__THE EXERCISE__
Transcribe only part of the material below: the lines from the one containing "Clone this chart in seaborn and matplotlib." through the one containing "import pandas as pd", inclusive, exactly as written.
--- start EXERCISE MATERIALS ---
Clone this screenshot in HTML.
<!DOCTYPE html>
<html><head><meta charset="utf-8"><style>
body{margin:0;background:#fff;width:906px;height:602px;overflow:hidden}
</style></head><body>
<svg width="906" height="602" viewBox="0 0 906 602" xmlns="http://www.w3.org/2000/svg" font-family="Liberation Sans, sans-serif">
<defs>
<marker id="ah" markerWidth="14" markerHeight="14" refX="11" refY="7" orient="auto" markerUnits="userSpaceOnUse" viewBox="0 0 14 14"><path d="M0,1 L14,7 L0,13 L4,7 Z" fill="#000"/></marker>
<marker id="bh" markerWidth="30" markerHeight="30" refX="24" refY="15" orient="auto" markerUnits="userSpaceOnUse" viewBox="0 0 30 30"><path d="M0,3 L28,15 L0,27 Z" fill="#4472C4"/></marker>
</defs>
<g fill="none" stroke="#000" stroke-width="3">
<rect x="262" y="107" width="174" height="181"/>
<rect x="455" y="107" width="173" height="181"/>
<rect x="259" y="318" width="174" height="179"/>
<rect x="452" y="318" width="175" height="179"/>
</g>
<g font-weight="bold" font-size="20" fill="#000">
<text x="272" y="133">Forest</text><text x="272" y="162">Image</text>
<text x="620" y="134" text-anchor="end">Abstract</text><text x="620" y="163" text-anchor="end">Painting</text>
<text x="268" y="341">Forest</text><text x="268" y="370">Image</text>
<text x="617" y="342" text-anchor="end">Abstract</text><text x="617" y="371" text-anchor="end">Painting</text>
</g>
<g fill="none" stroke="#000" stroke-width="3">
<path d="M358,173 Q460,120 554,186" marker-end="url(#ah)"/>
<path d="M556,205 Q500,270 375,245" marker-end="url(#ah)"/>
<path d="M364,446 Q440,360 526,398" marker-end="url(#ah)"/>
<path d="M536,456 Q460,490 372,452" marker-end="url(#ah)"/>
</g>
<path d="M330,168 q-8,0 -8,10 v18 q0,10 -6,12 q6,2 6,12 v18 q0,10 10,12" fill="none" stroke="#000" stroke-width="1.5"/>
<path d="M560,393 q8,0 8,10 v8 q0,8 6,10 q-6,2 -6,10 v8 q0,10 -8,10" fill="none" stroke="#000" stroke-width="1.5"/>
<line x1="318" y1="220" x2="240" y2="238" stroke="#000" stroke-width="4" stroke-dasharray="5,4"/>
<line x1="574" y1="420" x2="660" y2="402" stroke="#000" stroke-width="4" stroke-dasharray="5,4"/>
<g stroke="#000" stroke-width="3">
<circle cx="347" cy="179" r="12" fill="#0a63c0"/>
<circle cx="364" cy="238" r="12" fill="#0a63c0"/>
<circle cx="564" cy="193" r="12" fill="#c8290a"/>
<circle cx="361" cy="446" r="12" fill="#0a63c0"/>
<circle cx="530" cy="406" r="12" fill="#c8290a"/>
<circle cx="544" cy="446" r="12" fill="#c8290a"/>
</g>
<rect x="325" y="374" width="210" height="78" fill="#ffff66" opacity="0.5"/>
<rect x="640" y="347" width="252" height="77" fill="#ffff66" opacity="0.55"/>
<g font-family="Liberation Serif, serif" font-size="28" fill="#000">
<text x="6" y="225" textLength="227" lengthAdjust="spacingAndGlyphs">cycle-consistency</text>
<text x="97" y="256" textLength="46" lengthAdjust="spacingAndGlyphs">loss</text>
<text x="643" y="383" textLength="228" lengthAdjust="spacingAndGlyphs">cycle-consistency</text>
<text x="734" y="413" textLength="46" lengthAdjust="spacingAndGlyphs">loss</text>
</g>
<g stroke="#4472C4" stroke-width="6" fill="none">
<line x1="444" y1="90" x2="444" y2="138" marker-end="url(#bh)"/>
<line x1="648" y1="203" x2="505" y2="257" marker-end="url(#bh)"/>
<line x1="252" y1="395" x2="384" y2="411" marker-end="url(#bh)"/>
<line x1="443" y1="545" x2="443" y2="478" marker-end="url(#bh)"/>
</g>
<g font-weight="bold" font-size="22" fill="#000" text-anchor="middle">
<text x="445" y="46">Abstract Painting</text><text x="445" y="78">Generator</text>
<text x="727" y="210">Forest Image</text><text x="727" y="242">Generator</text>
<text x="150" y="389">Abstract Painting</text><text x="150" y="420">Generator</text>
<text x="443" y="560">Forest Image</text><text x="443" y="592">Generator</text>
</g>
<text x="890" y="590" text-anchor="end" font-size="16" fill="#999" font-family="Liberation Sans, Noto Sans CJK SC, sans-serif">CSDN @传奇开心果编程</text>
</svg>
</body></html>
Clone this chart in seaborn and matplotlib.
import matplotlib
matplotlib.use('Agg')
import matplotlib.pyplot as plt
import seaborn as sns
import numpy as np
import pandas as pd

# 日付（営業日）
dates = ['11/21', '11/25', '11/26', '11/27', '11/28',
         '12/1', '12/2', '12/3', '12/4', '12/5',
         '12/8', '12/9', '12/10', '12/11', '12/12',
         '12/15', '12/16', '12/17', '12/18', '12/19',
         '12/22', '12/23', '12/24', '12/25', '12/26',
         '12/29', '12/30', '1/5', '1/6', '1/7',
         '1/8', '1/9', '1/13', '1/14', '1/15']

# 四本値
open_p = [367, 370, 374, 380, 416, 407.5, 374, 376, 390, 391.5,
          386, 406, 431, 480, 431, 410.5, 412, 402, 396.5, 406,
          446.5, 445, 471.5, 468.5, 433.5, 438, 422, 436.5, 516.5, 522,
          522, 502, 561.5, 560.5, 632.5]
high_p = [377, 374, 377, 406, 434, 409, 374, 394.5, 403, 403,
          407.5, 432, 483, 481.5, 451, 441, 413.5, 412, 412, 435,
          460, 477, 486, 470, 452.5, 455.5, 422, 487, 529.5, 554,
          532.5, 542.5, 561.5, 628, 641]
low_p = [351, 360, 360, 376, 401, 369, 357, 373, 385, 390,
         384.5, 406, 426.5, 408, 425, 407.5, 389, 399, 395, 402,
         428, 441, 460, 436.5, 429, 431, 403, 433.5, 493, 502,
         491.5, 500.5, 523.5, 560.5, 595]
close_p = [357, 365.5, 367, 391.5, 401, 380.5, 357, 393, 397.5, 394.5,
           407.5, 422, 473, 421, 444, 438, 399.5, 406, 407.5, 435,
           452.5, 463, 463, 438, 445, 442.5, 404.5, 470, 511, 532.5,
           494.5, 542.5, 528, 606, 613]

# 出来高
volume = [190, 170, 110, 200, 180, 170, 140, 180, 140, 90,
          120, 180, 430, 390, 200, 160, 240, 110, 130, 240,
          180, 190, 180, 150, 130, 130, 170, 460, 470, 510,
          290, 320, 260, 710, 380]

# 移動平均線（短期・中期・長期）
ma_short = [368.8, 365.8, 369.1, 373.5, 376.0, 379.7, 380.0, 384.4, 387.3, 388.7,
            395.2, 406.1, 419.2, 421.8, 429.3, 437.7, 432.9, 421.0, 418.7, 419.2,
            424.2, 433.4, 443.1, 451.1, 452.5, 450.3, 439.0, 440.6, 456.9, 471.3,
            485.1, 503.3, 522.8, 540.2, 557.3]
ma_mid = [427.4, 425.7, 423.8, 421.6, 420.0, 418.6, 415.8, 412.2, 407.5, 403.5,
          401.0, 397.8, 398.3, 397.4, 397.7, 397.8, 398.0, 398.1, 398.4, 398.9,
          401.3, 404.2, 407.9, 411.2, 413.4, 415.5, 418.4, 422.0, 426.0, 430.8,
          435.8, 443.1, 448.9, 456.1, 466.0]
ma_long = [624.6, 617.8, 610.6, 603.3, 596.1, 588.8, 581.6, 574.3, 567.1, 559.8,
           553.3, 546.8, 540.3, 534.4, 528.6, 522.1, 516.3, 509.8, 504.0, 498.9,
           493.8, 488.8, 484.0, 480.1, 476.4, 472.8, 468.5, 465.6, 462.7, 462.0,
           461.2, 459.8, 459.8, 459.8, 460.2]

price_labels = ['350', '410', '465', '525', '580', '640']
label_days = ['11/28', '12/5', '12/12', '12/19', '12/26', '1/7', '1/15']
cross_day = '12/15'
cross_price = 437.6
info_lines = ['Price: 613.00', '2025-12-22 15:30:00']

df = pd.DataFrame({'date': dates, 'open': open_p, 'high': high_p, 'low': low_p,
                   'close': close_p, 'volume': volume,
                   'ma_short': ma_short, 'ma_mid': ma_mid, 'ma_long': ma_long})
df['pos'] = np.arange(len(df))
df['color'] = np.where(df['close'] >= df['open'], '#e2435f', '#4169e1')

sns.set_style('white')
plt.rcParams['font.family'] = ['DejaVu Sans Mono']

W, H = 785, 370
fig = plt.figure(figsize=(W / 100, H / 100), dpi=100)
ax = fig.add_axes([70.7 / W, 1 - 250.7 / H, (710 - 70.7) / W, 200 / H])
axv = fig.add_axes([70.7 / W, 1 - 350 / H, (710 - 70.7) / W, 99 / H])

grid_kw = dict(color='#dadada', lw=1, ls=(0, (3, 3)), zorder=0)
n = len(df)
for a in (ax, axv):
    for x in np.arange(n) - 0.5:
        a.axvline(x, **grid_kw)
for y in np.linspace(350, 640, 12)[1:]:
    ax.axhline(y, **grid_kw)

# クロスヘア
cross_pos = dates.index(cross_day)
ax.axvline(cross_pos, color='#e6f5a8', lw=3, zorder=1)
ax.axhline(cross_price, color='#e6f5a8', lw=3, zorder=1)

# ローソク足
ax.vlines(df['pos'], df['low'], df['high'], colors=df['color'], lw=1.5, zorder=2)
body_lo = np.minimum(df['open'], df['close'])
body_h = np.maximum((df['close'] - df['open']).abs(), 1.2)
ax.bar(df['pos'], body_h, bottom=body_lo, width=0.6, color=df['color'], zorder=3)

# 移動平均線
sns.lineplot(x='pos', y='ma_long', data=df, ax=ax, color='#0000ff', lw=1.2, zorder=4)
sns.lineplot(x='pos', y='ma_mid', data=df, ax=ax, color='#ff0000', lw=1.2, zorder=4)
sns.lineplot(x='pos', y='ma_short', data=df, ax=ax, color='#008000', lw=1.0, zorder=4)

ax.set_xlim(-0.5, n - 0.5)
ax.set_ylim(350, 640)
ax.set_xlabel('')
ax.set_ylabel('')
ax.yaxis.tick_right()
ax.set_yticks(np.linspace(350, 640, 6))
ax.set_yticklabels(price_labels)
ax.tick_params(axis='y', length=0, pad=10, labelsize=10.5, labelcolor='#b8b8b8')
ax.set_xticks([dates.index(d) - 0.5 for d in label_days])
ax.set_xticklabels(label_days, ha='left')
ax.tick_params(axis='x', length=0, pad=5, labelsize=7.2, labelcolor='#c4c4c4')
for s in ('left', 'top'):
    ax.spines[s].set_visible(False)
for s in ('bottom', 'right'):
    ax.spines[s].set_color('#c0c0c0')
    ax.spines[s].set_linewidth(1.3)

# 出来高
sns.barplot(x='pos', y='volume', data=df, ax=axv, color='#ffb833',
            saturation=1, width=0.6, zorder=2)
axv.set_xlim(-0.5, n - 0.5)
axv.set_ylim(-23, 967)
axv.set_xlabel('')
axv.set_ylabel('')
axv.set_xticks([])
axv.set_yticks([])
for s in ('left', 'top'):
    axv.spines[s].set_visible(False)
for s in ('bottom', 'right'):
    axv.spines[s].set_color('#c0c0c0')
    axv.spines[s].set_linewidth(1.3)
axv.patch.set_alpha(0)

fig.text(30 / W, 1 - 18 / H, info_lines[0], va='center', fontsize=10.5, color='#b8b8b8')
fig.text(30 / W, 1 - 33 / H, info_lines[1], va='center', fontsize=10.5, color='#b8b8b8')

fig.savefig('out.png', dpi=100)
--- end EXERCISE MATERIALS ---
--- start EXERCISE MATERIALS ---
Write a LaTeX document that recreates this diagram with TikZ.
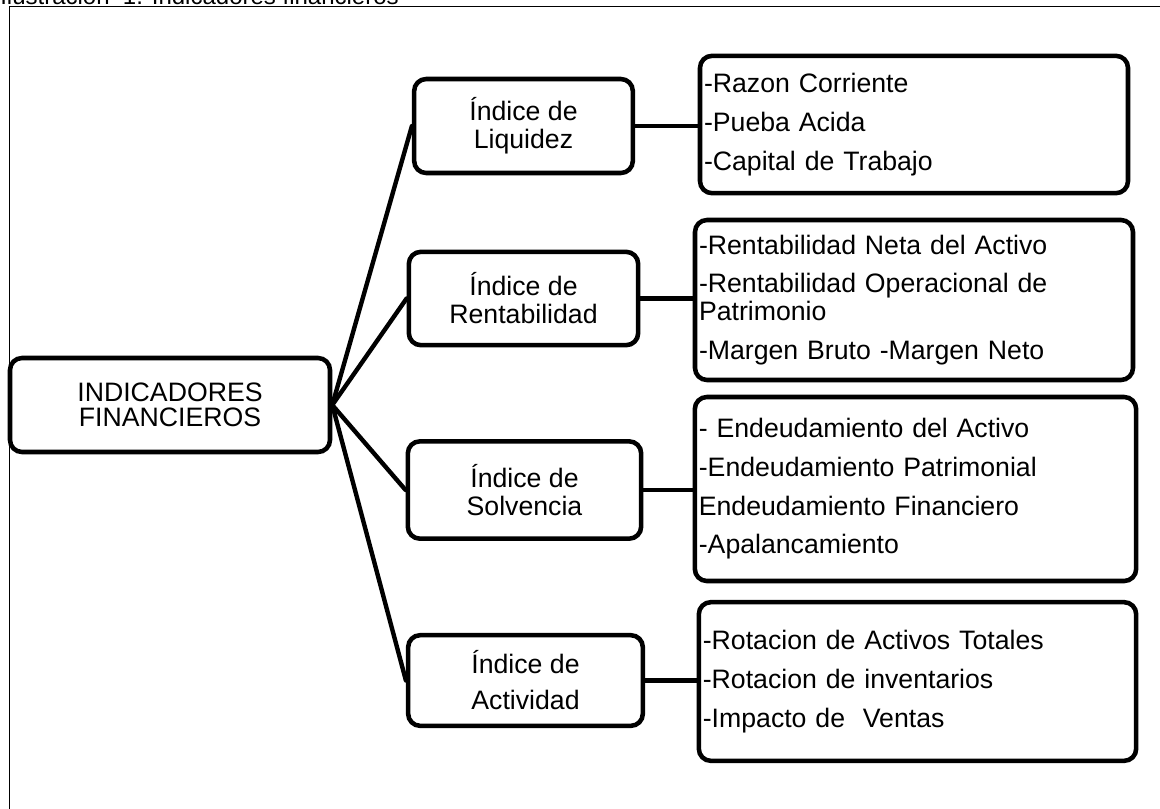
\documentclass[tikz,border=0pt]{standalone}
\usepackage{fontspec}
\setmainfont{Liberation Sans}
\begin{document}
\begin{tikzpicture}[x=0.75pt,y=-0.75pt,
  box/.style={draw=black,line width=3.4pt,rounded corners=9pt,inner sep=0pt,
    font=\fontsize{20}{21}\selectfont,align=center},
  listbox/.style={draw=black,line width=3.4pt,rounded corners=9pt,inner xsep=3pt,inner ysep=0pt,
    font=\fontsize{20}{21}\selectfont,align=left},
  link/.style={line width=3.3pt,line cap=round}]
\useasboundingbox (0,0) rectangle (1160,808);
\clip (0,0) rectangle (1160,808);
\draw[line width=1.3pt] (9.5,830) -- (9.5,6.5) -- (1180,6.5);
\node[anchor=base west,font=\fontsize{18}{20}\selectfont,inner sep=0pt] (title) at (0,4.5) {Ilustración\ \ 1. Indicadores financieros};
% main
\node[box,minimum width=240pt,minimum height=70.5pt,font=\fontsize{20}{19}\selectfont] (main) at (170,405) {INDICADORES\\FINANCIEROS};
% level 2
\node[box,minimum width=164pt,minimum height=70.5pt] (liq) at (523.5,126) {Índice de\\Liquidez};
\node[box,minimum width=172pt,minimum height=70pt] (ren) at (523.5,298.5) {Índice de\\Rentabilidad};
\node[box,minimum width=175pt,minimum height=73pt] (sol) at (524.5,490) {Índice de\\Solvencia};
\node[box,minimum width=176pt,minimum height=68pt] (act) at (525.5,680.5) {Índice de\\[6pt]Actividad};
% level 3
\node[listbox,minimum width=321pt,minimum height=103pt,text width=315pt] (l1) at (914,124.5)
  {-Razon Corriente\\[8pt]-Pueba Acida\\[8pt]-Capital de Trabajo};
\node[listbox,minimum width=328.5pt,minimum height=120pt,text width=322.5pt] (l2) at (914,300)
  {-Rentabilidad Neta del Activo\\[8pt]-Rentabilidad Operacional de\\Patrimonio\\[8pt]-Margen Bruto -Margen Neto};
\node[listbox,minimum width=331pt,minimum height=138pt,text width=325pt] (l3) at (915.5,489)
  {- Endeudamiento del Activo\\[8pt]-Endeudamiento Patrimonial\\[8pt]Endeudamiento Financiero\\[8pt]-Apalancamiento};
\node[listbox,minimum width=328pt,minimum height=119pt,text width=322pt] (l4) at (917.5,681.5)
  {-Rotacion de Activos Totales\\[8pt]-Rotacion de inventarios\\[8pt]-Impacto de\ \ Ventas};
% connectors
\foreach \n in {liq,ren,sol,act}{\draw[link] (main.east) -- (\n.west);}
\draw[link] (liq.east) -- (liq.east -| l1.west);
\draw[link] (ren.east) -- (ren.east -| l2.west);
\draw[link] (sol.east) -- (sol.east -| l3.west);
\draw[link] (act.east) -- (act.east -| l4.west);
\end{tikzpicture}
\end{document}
--- end EXERCISE MATERIALS ---
__OUTPUT BELOW__
Clone this chart in seaborn and matplotlib.
import matplotlib
matplotlib.use('Agg')
import matplotlib.pyplot as plt
import seaborn as sns
import numpy as np
import pandas as pd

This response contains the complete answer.